ELECTRICITY & CARBON

  • Electricity Seasonal Forwards remain down on the week, and the month.
  • On the Carbon side of things, UKAs are increasingly correlated to EUAs (following the “common understanding” reached between the UK/Europe to link emissions markets at the UK-EU summit in London on 19th May).
  • We predicted back on 5th Nov that UKAs would fall back to around £55/tn, then bounce (at the trend channel base) – however, we’d not expected that prices would fall back to the trend channel quite so steeply, nor bounce off it quite so acutely.

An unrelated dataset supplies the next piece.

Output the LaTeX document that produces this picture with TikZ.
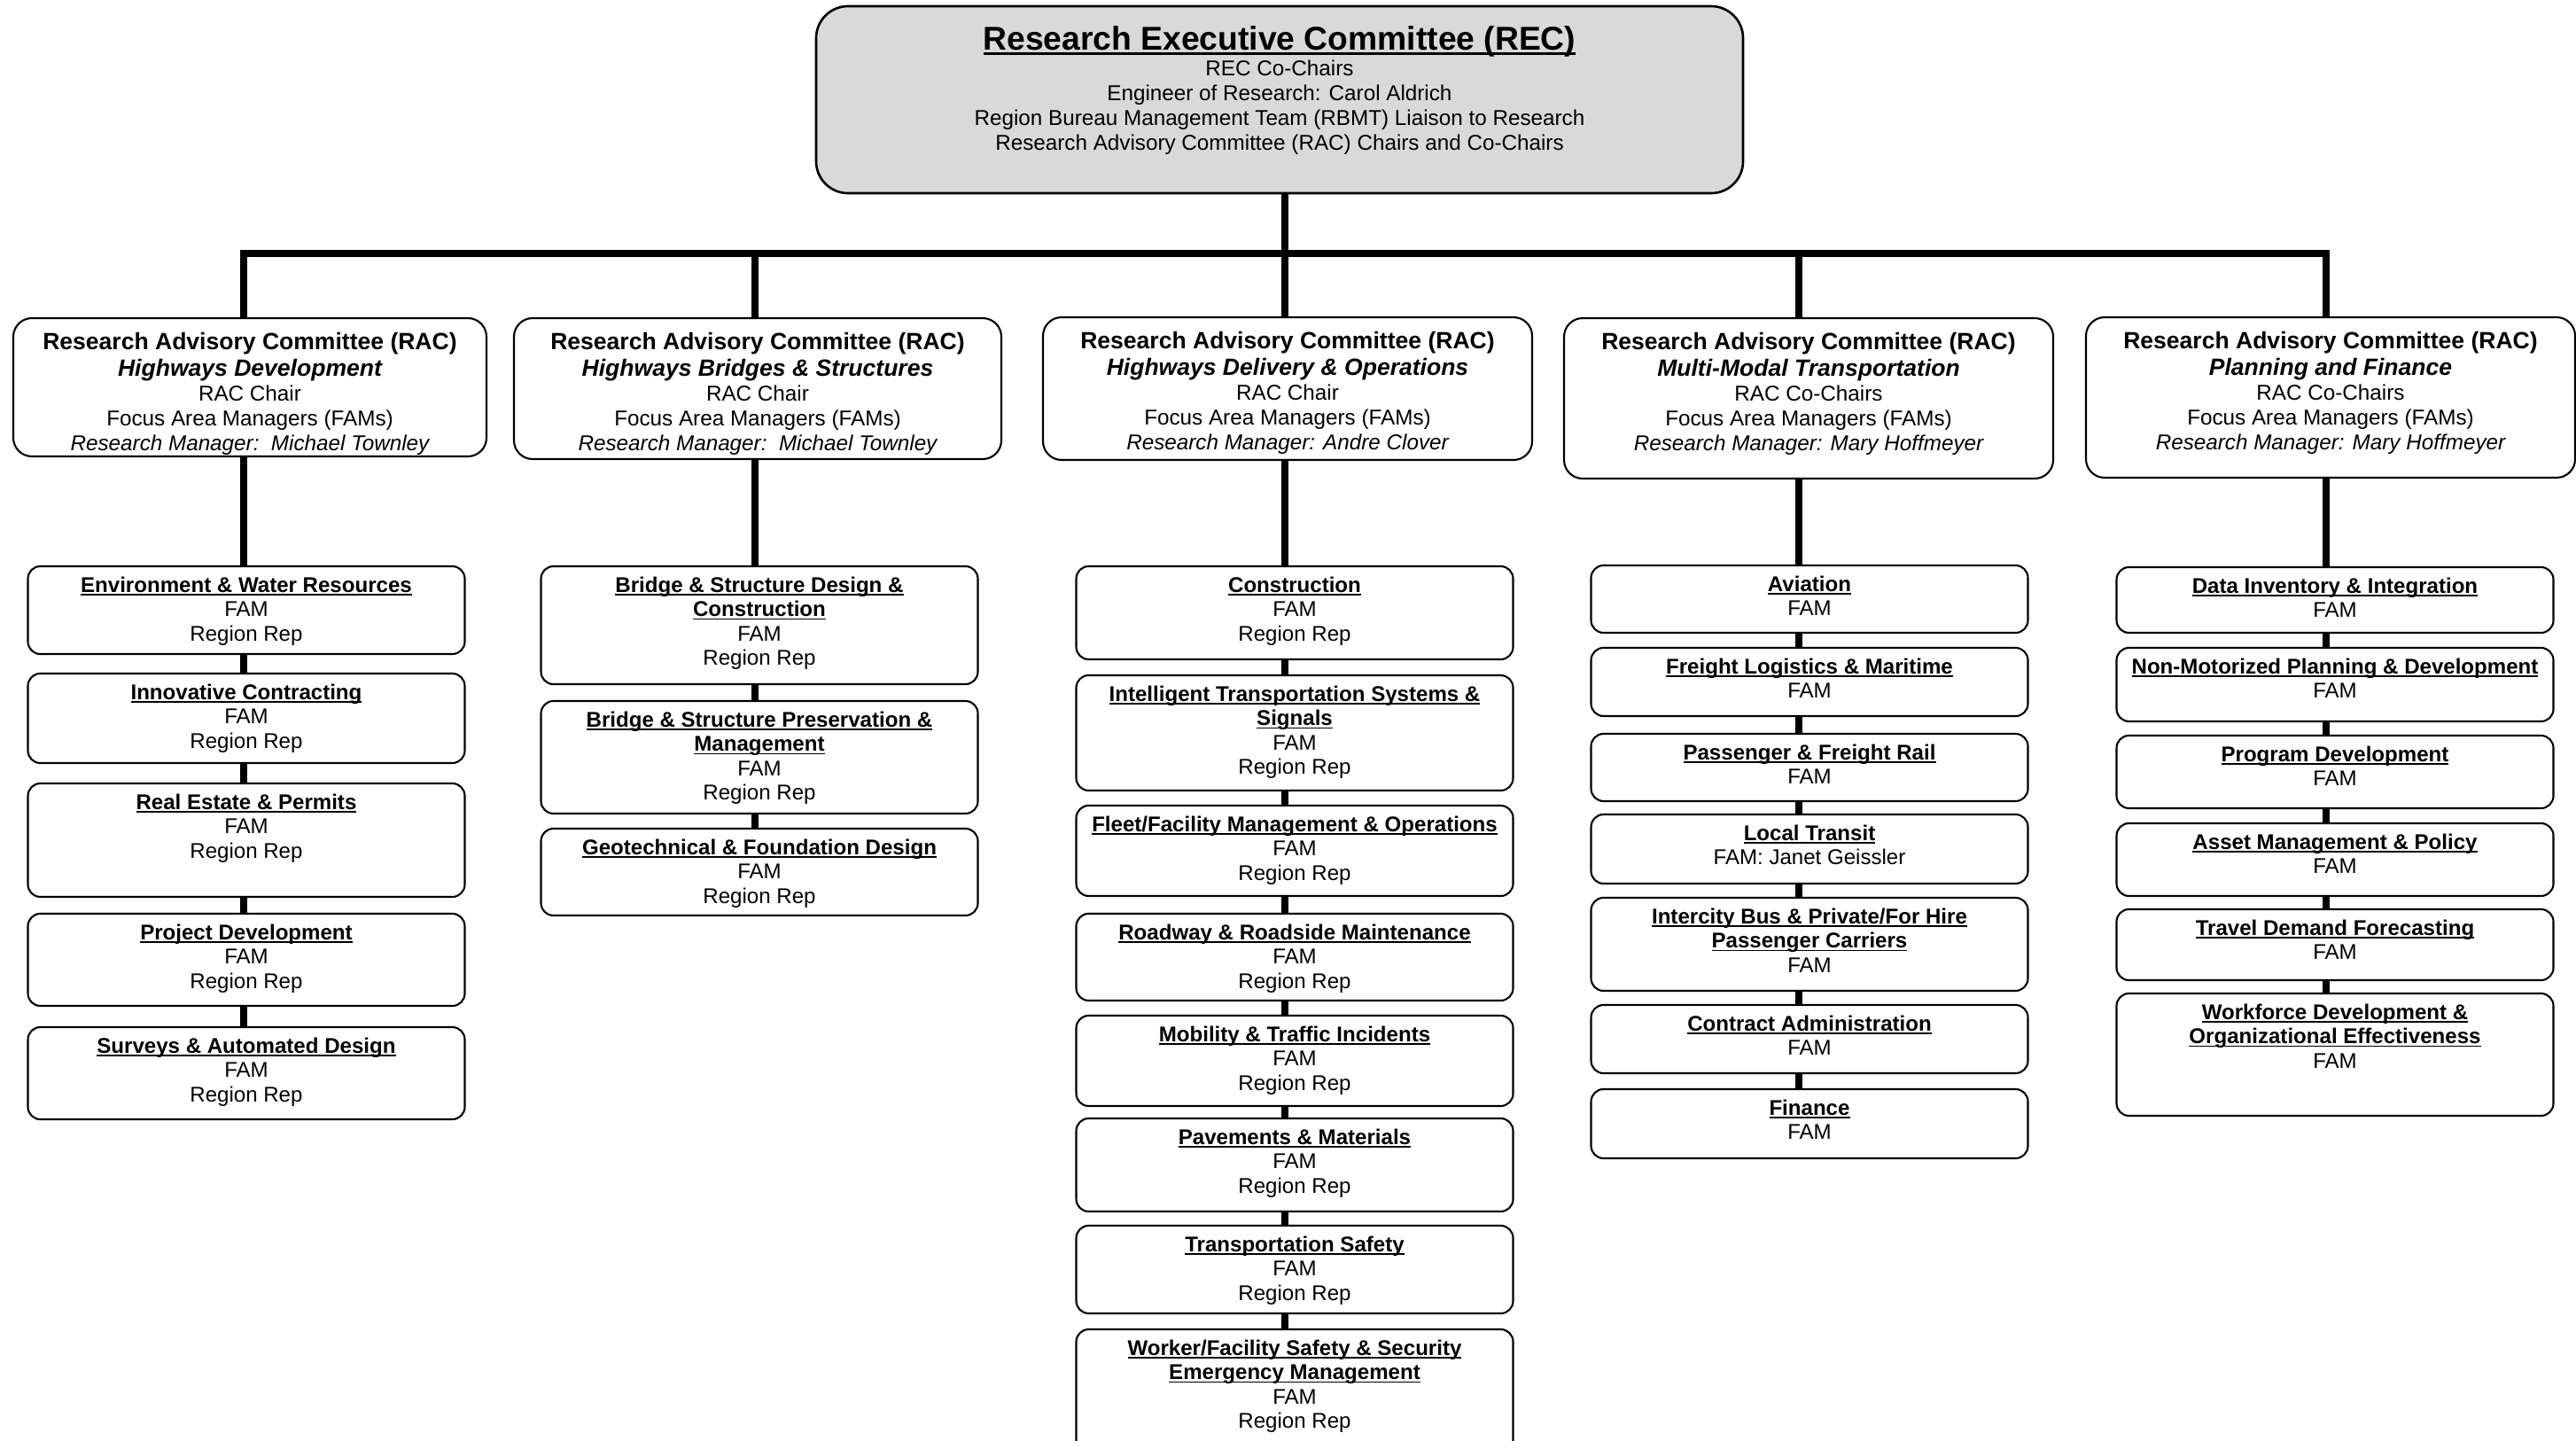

  • Instead, we’d expected a meander downwards pending the UKA Auction on Wednesday – however, what we’ve actually seen is an immediate bounce with no let-up since (reflective of increasing speculative positioning).
  • However, the trend is now presenting bearish momentum divergence and has run out of steam (please see chart below) – £55.50/tn is now a viable downside target.
  • Today’s UK electricity generation mix is bearish in nature given patchy wind outputs – specifically, renewables are contributing 52%, thermal at 21% (gas and coal) and low carbon at 17% (nuclear and imports).
  • Monthly Day-Ahead averages for November so far are at £70/mwh (or 7p/kwh exc. non-energy).